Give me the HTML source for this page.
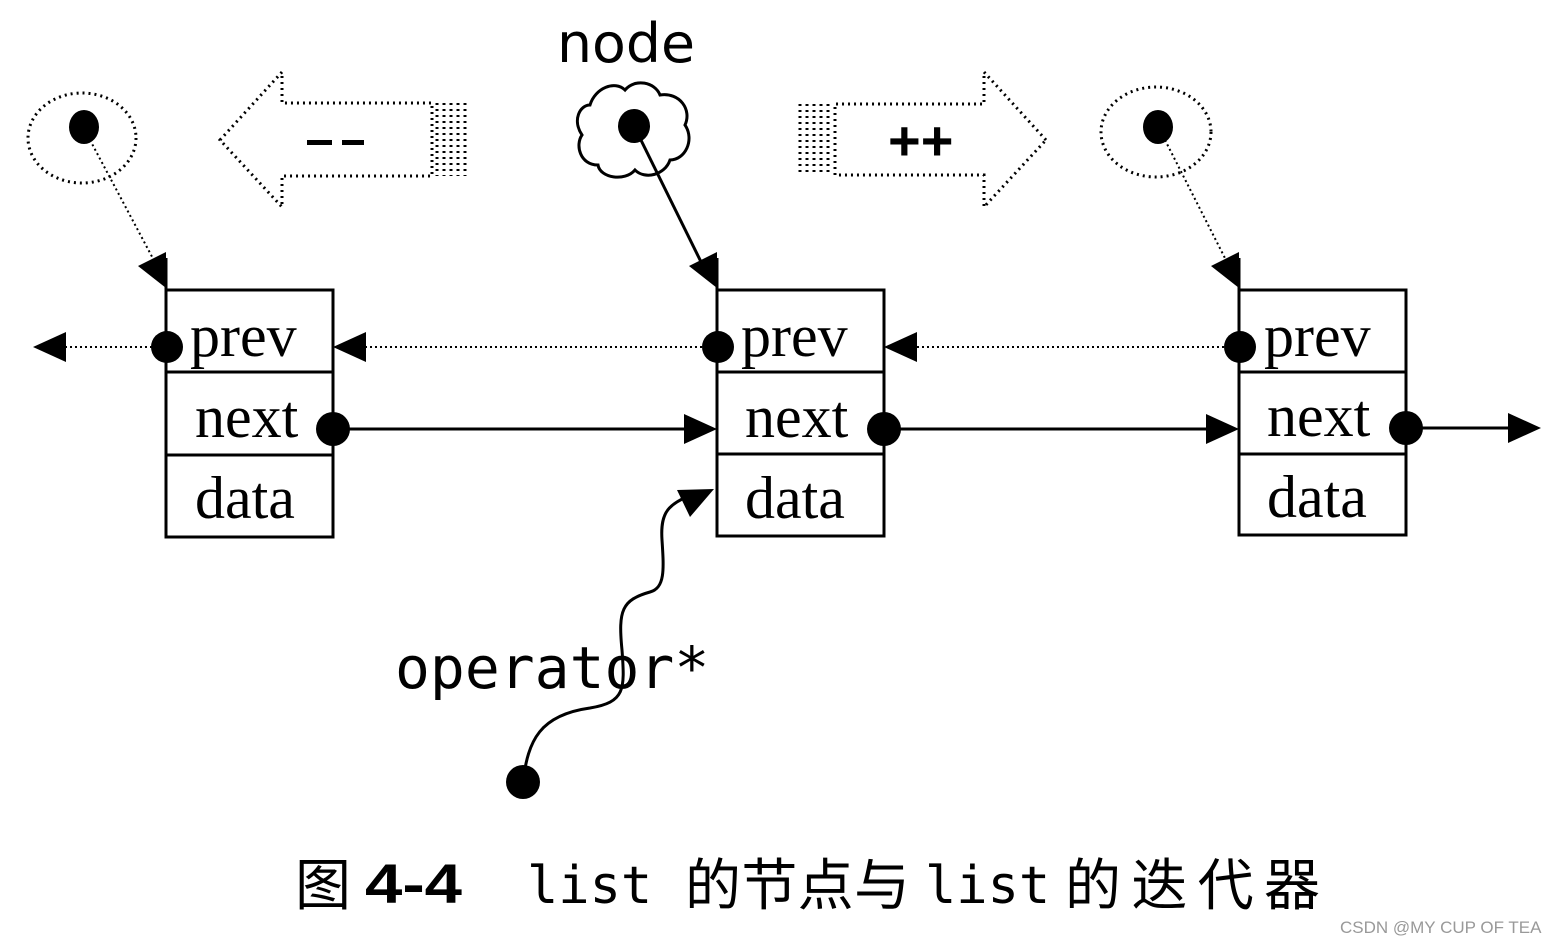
<!DOCTYPE html>
<html><head><meta charset="utf-8"><style>
html,body{margin:0;padding:0;background:#fff;}
svg{display:block}
.s{font-family:"Liberation Serif",serif;font-size:60px;fill:#000}
.m{font-family:"DejaVu Sans Mono","Liberation Mono",monospace;fill:#000}
</style></head><body>
<svg width="1566" height="944" viewBox="0 0 1566 944" xmlns="http://www.w3.org/2000/svg">
<g fill="none" stroke="#000">
<g stroke-width="3">
<rect x="166" y="290" width="167" height="247"/><line x1="166" y1="372" x2="333" y2="372"/><line x1="166" y1="455" x2="333" y2="455"/>
<rect x="717" y="290" width="167" height="246"/><line x1="717" y1="372" x2="884" y2="372"/><line x1="717" y1="454" x2="884" y2="454"/>
<rect x="1239" y="290" width="167" height="245"/><line x1="1239" y1="372" x2="1406" y2="372"/><line x1="1239" y1="454" x2="1406" y2="454"/>
<line x1="166" y1="258" x2="166" y2="290"/><line x1="717" y1="258" x2="717" y2="290"/><line x1="1239" y1="258" x2="1239" y2="290"/>
</g>
<g stroke-width="2" stroke-dasharray="2 3">
<line x1="60" y1="347" x2="167" y2="347"/>
<line x1="360" y1="347" x2="718" y2="347"/>
<line x1="912" y1="347" x2="1240" y2="347"/>
<line x1="90" y1="140" x2="158" y2="268"/>
<line x1="1165" y1="140" x2="1230" y2="268"/>
</g>
<g stroke-width="3">
<line x1="333" y1="429" x2="690" y2="429"/>
<line x1="884" y1="429" x2="1212" y2="429"/>
<line x1="1406" y1="428" x2="1515" y2="428"/>
<line x1="636" y1="130" x2="706" y2="272"/>
<path d="M523 782 C528 740 540 715 590 708 C625 702 625 690 622 650 C618 610 622 600 650 592 C665 588 664 570 662 540 C660 510 670 505 690 495"/>
</g>
<g stroke-width="3" stroke-dasharray="2 4">
<ellipse cx="82" cy="138" rx="54" ry="45"/>
<ellipse cx="1156" cy="132" rx="55" ry="45"/>
<path d="M220 140 L282 72 L282 103 L432 103 L432 176 L282 176 L282 207 Z"/>
<path d="M1046 140 L984 72 L984 104 L835 104 L835 175 L984 175 L984 207 Z"/>
<path d="M437 103 V176 M444 103 V176 M451 103 V176 M458 103 V176 M465 103 V176"/>
<path d="M800 104 V175 M807 104 V175 M814 104 V175 M821 104 V175 M828 104 V175"/>
</g>
<path stroke-width="3" d="M590 105 C595 88 615 80 625 90 C635 78 655 82 660 95 C680 92 692 110 685 125 C695 140 685 160 670 160 C665 175 645 180 635 170 C625 182 600 178 598 165 C580 165 575 145 582 135 C572 120 580 105 590 105 Z"/>
</g>
<g fill="#000">
<ellipse cx="84" cy="127" rx="15" ry="17"/>
<ellipse cx="634" cy="126" rx="16" ry="17"/>
<ellipse cx="1158" cy="127" rx="15" ry="17"/>
<circle cx="167" cy="347" r="16"/><circle cx="718" cy="347" r="16"/><circle cx="1240" cy="347" r="16"/>
<circle cx="333" cy="429" r="17"/><circle cx="884" cy="429" r="17"/><circle cx="1406" cy="428" r="17"/>
<circle cx="523" cy="782" r="17"/>
<polygon points="33,347 66,332 66,362"/>
<polygon points="333,347 366,332 366,362"/>
<polygon points="884,347 917,332 917,362"/>
<polygon points="717,429 684,414 684,444"/>
<polygon points="1239,429 1206,414 1206,444"/>
<polygon points="1541,428 1508,413 1508,443"/>
<polygon points="166,288 166,252 138,266"/>
<polygon points="717,288 717,252 689,266"/>
<polygon points="1239,288 1239,252 1211,266"/>
<polygon points="714,489 677,490 690,517"/>
<rect x="307" y="140" width="25" height="5"/><rect x="342" y="140" width="22" height="5"/>
</g>
<text x="888" y="160" font-family="Liberation Sans,sans-serif" font-size="56" font-weight="bold">++</text>
<text x="557" y="62" font-family="DejaVu Sans,sans-serif" font-size="54" textLength="138" lengthAdjust="spacingAndGlyphs">node</text>
<text class="s" x="190" y="356">prev</text><text class="s" x="195" y="437">next</text><text class="s" x="195" y="518">data</text>
<text class="s" x="741" y="356">prev</text><text class="s" x="745" y="437">next</text><text class="s" x="745" y="518">data</text>
<text class="s" x="1264" y="356">prev</text><text class="s" x="1267" y="436">next</text><text class="s" x="1267" y="517">data</text>
<text class="m" x="395" y="688" font-size="58">operator*</text>
<text x="295" y="905" font-family="'Noto Sans CJK SC',sans-serif" font-size="56">图</text>
<text x="365" y="903" font-family="'Liberation Sans',sans-serif" font-size="56" font-weight="bold" textLength="97" lengthAdjust="spacingAndGlyphs">4-4</text>
<text class="m" x="527" y="903" font-size="52">list</text>
<text x="685" y="905" font-family="'Noto Sans CJK SC',sans-serif" font-size="56" textLength="225">的节点与</text>
<text class="m" x="925" y="903" font-size="52">list</text>
<text x="1065" y="905" font-family="'Noto Sans CJK SC',sans-serif" font-size="56" textLength="255">的迭代器</text>
<text x="1340" y="933" font-family="Liberation Sans,sans-serif" font-size="17" fill="#999">CSDN @MY CUP OF TEA</text>
</svg>
</body></html>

++++++

**What the task asks**
Copy every line of the data word for word, omitting the images.

**Written solution**
Give me the HTML source for this page.
<!DOCTYPE html>
<html><head><meta charset="utf-8"><style>
html,body{margin:0;padding:0;background:#fff;}
svg{display:block}
.s{font-family:"Liberation Serif",serif;font-size:60px;fill:#000}
.m{font-family:"DejaVu Sans Mono","Liberation Mono",monospace;fill:#000}
</style></head><body>
<svg width="1566" height="944" viewBox="0 0 1566 944" xmlns="http://www.w3.org/2000/svg">
<g fill="none" stroke="#000">
<g stroke-width="3">
<rect x="166" y="290" width="167" height="247"/><line x1="166" y1="372" x2="333" y2="372"/><line x1="166" y1="455" x2="333" y2="455"/>
<rect x="717" y="290" width="167" height="246"/><line x1="717" y1="372" x2="884" y2="372"/><line x1="717" y1="454" x2="884" y2="454"/>
<rect x="1239" y="290" width="167" height="245"/><line x1="1239" y1="372" x2="1406" y2="372"/><line x1="1239" y1="454" x2="1406" y2="454"/>
<line x1="166" y1="258" x2="166" y2="290"/><line x1="717" y1="258" x2="717" y2="290"/><line x1="1239" y1="258" x2="1239" y2="290"/>
</g>
<g stroke-width="2" stroke-dasharray="2 3">
<line x1="60" y1="347" x2="167" y2="347"/>
<line x1="360" y1="347" x2="718" y2="347"/>
<line x1="912" y1="347" x2="1240" y2="347"/>
<line x1="90" y1="140" x2="158" y2="268"/>
<line x1="1165" y1="140" x2="1230" y2="268"/>
</g>
<g stroke-width="3">
<line x1="333" y1="429" x2="690" y2="429"/>
<line x1="884" y1="429" x2="1212" y2="429"/>
<line x1="1406" y1="428" x2="1515" y2="428"/>
<line x1="636" y1="130" x2="706" y2="272"/>
<path d="M523 782 C528 740 540 715 590 708 C625 702 625 690 622 650 C618 610 622 600 650 592 C665 588 664 570 662 540 C660 510 670 505 690 495"/>
</g>
<g stroke-width="3" stroke-dasharray="2 4">
<ellipse cx="82" cy="138" rx="54" ry="45"/>
<ellipse cx="1156" cy="132" rx="55" ry="45"/>
<path d="M220 140 L282 72 L282 103 L432 103 L432 176 L282 176 L282 207 Z"/>
<path d="M1046 140 L984 72 L984 104 L835 104 L835 175 L984 175 L984 207 Z"/>
<path d="M437 103 V176 M444 103 V176 M451 103 V176 M458 103 V176 M465 103 V176"/>
<path d="M800 104 V175 M807 104 V175 M814 104 V175 M821 104 V175 M828 104 V175"/>
</g>
<path stroke-width="3" d="M590 105 C595 88 615 80 625 90 C635 78 655 82 660 95 C680 92 692 110 685 125 C695 140 685 160 670 160 C665 175 645 180 635 170 C625 182 600 178 598 165 C580 165 575 145 582 135 C572 120 580 105 590 105 Z"/>
</g>
<g fill="#000">
<ellipse cx="84" cy="127" rx="15" ry="17"/>
<ellipse cx="634" cy="126" rx="16" ry="17"/>
<ellipse cx="1158" cy="127" rx="15" ry="17"/>
<circle cx="167" cy="347" r="16"/><circle cx="718" cy="347" r="16"/><circle cx="1240" cy="347" r="16"/>
<circle cx="333" cy="429" r="17"/><circle cx="884" cy="429" r="17"/><circle cx="1406" cy="428" r="17"/>
<circle cx="523" cy="782" r="17"/>
<polygon points="33,347 66,332 66,362"/>
<polygon points="333,347 366,332 366,362"/>
<polygon points="884,347 917,332 917,362"/>
<polygon points="717,429 684,414 684,444"/>
<polygon points="1239,429 1206,414 1206,444"/>
<polygon points="1541,428 1508,413 1508,443"/>
<polygon points="166,288 166,252 138,266"/>
<polygon points="717,288 717,252 689,266"/>
<polygon points="1239,288 1239,252 1211,266"/>
<polygon points="714,489 677,490 690,517"/>
<rect x="307" y="140" width="25" height="5"/><rect x="342" y="140" width="22" height="5"/>
</g>
<text x="888" y="160" font-family="Liberation Sans,sans-serif" font-size="56" font-weight="bold">++</text>
<text x="557" y="62" font-family="DejaVu Sans,sans-serif" font-size="54" textLength="138" lengthAdjust="spacingAndGlyphs">node</text>
<text class="s" x="190" y="356">prev</text><text class="s" x="195" y="437">next</text><text class="s" x="195" y="518">data</text>
<text class="s" x="741" y="356">prev</text><text class="s" x="745" y="437">next</text><text class="s" x="745" y="518">data</text>
<text class="s" x="1264" y="356">prev</text><text class="s" x="1267" y="436">next</text><text class="s" x="1267" y="517">data</text>
<text class="m" x="395" y="688" font-size="58">operator*</text>
<text x="295" y="905" font-family="'Noto Sans CJK SC',sans-serif" font-size="56">图</text>
<text x="365" y="903" font-family="'Liberation Sans',sans-serif" font-size="56" font-weight="bold" textLength="97" lengthAdjust="spacingAndGlyphs">4-4</text>
<text class="m" x="527" y="903" font-size="52">list</text>
<text x="685" y="905" font-family="'Noto Sans CJK SC',sans-serif" font-size="56" textLength="225">的节点与</text>
<text class="m" x="925" y="903" font-size="52">list</text>
<text x="1065" y="905" font-family="'Noto Sans CJK SC',sans-serif" font-size="56" textLength="255">的迭代器</text>
<text x="1340" y="933" font-family="Liberation Sans,sans-serif" font-size="17" fill="#999">CSDN @MY CUP OF TEA</text>
</svg>
</body></html>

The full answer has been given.